In some ways, I hesitate even to try and write about this book because I simply cannot do justice to it, or the events and people within. But if nothing else, I want to lend this space to the promotion of this book in the hopes that it will reach a wider audience. I don't normally read memoirs. In fact, the only ones I have ever rad are about transgender women as part of working through my own journey. I picked this up, thinking it would be about Sarah's transition, and while the book touched on that briefly a few times, it ended up being about so much more and being so moving and affecting in different but deeply intimate ways.

We meet Sarah as she is finishing up her undergraduate work at American University and just as she comes out as transgender to her parents and the school community. Her perspective on coming out is informed by the unique place her school has in American democracy (with its programs readying our next generation of diplomats and government officials) as well as her role as their student council president, a highly influential position at this school. Much of this book is about her early forays in politics and the process of enacting civil rights legislation for transgender people. It was fascinating, scary, and ultimately hopeful.

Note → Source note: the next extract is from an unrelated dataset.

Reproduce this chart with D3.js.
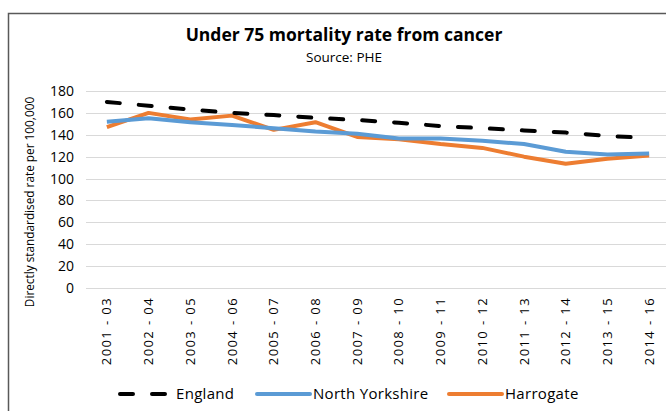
<!DOCTYPE html>
<html>
<head>
<meta charset="utf-8">
<script src="https://cdn.jsdelivr.net/npm/d3@7"></script>
<style>
  body { margin: 0; background: #fff; }
  svg { display: block; font-family: "Open Sans", "Noto Sans", sans-serif; }
</style>
</head>
<body>
<div id="chart"></div>
<script>
'use strict';

/**** Chart data ****/
var periods = ['2001 - 03', '2002 - 04', '2003 - 05', '2004 - 06', '2005 - 07', '2006 - 08', '2007 - 09',
               '2008 - 10', '2009 - 11', '2010 - 12', '2011 - 13', '2012 - 14', '2013 - 15', '2014 - 16'];
var england = [170, 166.5, 163, 160, 158, 155.5, 153.5, 151, 148, 146, 144, 142, 139, 137];
var northYorkshire = [152, 155, 151.5, 149, 146, 143, 141, 136.5, 136.5, 134.5, 131.5, 124.5, 122, 123];
var harrogate = [147, 160, 154, 157.5, 144.5, 151.5, 138, 136, 131.5, 128, 120, 113.5, 118, 121];
var yTicks = [0, 20, 40, 60, 80, 100, 120, 140, 160, 180];

var series = [
    { name: 'England', values: england, color: '#000000', dash: '13,19' },
    { name: 'North Yorkshire', values: northYorkshire, color: '#5B9BD5', dash: null },
    { name: 'Harrogate', values: harrogate, color: '#ED7D31', dash: null }
];

var width = 666, height = 411;
var plot = { left: 86, right: 670, top: 91, bottom: 288 };

var svg = d3.select('#chart')
    .append('svg')
        .attr('width', width)
        .attr('height', height);

//Chart frame (right and bottom edges are cropped off)
svg.append('path')
    .attr('d', 'M8.5,' + height + 'V13.5H' + width)
    .attr('fill', 'none')
    .attr('stroke', '#595959')
    .attr('stroke-width', 1.5);

//Titles
svg.append('text')
    .attr('x', 344).attr('y', 41)
    .attr('text-anchor', 'middle')
    .style('font-size', '17.5px').style('font-weight', 'bold')
    .attr('fill', '#000')
    .text('Under 75 mortality rate from cancer');
svg.append('text')
    .attr('x', 344).attr('y', 62)
    .attr('text-anchor', 'middle')
    .style('font-size', '13.5px')
    .attr('fill', '#000')
    .text('Source: PHE');

//Scales
var x = d3.scaleBand().domain(periods).range([plot.left, plot.right]);
var y = d3.scaleLinear().domain([0, 180]).range([plot.bottom, plot.top]);
var cx = function(d, i) { return x(periods[i]) + x.bandwidth() / 2; };

//Gridlines
svg.append('g')
    .selectAll('line')
    .data(yTicks)
    .enter()
    .append('line')
        .attr('x1', plot.left).attr('x2', plot.right)
        .attr('y1', function(d) { return Math.round(y(d)) + 0.5; })
        .attr('y2', function(d) { return Math.round(y(d)) + 0.5; })
        .attr('stroke', '#d9d9d9')
        .attr('stroke-width', 1);

//Y axis labels
var yAxis = svg.append('g')
    .attr('transform', 'translate(' + (plot.left - 12) + ',0)')
    .call(d3.axisLeft(y).tickValues(yTicks).tickSize(0).tickPadding(0));
yAxis.select('.domain').remove();
yAxis.selectAll('text')
    .attr('fill', '#000')
    .style('font-size', '14px')
    .style('font-family', '"Open Sans", sans-serif');

//X axis labels, rotated
var xAxis = svg.append('g')
    .attr('transform', 'translate(0,' + plot.bottom + ')')
    .call(d3.axisBottom(x).tickSize(0).tickPadding(0));
xAxis.select('.domain').remove();
xAxis.selectAll('text')
    .attr('fill', '#000')
    .style('font-size', '13px')
    .style('letter-spacing', '1.4px')
    .style('font-family', '"Open Sans", sans-serif')
    .attr('text-anchor', 'end')
    .attr('dy', '0.35em')
    .attr('transform', 'translate(0,9) rotate(-90)');

//Y axis title
svg.append('text')
    .attr('transform', 'translate(34,202) rotate(-90)')
    .attr('text-anchor', 'middle')
    .style('font-size', '11.8px')
    .attr('fill', '#000')
    .text('Directly standardised rate per 100,000');

//Lines
var line = d3.line()
    .x(cx)
    .y(function(d) { return y(d); });

svg.append('g')
    .selectAll('path')
    .data(series.slice().reverse())
    .enter()
    .append('path')
        .attr('d', function(s) { return line(s.values); })
        .attr('fill', 'none')
        .attr('stroke', function(s) { return s.color; })
        .attr('stroke-width', 4)
        .attr('stroke-linejoin', 'round')
        .attr('stroke-linecap', function(s) { return s.dash ? 'round' : 'butt'; })
        .attr('stroke-dasharray', function(s) { return s.dash; });

//Legend
var legendPos = [118, 257, 449];
var legend = svg.append('g')
    .selectAll('g')
    .data(series)
    .enter()
    .append('g')
        .attr('transform', function(d, i) { return 'translate(' + legendPos[i] + ',394)'; });
legend.append('line')
    .attr('x1', function(d) { return d.dash ? 2 : 0; })
    .attr('x2', function(d) { return d.dash ? 48 : 53; })
    .attr('stroke', function(d) { return d.color; })
    .attr('stroke-width', 4)
    .attr('stroke-linecap', 'round')
    .attr('stroke-dasharray', function(d) { return d.dash ? '13,19' : null; });
legend.append('text')
    .attr('x', function(d) { return d.dash ? 58 : 56; })
    .attr('y', 5)
    .style('font-size', '15px')
    .style('letter-spacing', '0.3px')
    .attr('fill', '#000')
    .text(function(d) { return d.name; });
</script>
</body>
</html>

After coming out, Sarah leads the charge in her home state of Deleware, and on behalf of two advocacy groups, to enact marriage equality and transgender non-discrimination bills in the state. The lobbying, the vote counting, the speeches, are all recounted in vivid and exciting detail. This is a page-turner - think of it as the transgender West Wing! She is on the front lines of a state fight, at all of twenty two years old or something. She captures her youth, naivete, sincerity, and determination through each phase of the political battle through clear and evocative writing.

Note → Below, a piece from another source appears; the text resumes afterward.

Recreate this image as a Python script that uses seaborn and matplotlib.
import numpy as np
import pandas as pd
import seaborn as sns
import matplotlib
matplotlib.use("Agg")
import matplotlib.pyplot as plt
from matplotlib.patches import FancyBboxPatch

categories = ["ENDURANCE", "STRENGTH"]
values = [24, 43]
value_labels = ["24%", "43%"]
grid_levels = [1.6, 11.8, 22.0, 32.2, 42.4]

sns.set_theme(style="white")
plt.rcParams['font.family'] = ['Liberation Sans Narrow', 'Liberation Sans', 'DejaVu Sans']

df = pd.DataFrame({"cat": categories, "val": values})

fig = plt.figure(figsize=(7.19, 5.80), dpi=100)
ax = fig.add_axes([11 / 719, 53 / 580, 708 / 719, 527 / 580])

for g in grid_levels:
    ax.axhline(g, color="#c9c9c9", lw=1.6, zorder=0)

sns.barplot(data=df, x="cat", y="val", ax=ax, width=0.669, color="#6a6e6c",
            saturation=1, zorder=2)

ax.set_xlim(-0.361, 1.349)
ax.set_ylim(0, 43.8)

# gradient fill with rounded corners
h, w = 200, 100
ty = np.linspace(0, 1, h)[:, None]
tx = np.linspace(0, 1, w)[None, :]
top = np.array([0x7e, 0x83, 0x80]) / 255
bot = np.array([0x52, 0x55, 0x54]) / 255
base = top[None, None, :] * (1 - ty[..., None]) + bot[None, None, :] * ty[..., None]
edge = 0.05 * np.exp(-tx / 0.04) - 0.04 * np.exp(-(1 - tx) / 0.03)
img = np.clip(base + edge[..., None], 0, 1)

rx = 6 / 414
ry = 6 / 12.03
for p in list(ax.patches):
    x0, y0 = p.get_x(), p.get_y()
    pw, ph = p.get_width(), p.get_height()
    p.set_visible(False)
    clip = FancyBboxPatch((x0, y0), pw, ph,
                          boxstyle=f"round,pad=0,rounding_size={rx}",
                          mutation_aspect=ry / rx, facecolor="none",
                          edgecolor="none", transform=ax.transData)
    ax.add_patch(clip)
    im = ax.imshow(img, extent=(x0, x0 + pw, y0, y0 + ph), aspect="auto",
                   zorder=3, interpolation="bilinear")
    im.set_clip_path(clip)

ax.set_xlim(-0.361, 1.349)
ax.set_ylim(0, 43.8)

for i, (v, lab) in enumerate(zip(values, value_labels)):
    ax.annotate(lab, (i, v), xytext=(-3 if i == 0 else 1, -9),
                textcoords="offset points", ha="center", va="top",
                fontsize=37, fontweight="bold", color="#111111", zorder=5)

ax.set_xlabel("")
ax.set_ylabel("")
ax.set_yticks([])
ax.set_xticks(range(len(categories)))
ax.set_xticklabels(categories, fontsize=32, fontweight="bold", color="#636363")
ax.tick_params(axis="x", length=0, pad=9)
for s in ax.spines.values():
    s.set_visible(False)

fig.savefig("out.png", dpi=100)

At the same time, she and a man are falling in love and building a life together. He happens to be a transgender man also working on LGBTQ rights, specifically transgender access to health care. His work leads to the passage or key portions in the Affordable Care Act that provide for non-discrimination in health care and that are now embedded into in the policies of many insurance companies. They are a dynamic team and the insight into the political world of LGBTQ lives is richly told.

And then...because you could feel it in the writing from the very beginning...a melancholy undercurrent in Sarah's prose...and ultimately in some of the verb tenses she chose to use at times...something bad was about to happen. Her boyfriend, the man who would become her husband, gets very very sick with a very very bad type of cancer, still in his mid twenties, while she is only twenty three or so.

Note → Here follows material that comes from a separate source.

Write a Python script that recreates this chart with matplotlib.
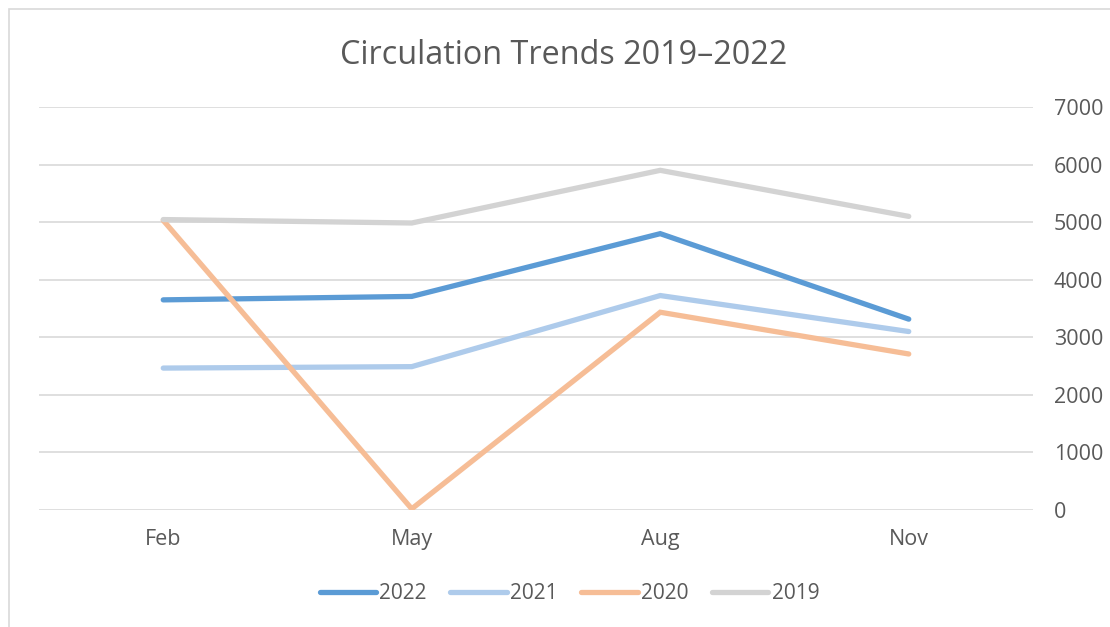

What should be only the start of an incredible life together, places Sarah, as a young woman barely out of college, into the role of nurse and doctor and care aid as he gets sicker and sicker through treatment. Her description of her love, commitment, and care during his treatment highlights a capacity to love that is extraordinary. In fact, the final third of this memoir is not much about transgender issues, although they are there in the fears the couple faces meeting new doctors in new hospitals and worrying whether his care will suffer due to being trans. But mostly, the final third of this memoir is about the two of them, about who Sarah becomes, against her own will, as the girlfriend and wife of someone so sick when she herself is so very young. She is forced to grow up quickly while only in the first blushes of what should be a long and happy life together.

I won't spoil the rest, but it is tender, and loving, and heartbreaking, and moving, and so well written. She is a magnificent person, doing magnificent work, and leading an extraordinary life in the face of harrowing personal tragedy. Please, please, do yourself a favor and read this book. It isn't a book about a transgender person's transition. It is, a book about a transgender person living. Too often, myself certainly included, we view transition as the critical aspect of a transgender person's life. What Sarah McBride's memoir, "Tomorrow Will Be Different," reminds us, is that the reason for transitioning is that there is so much more living to keep doing afterwards.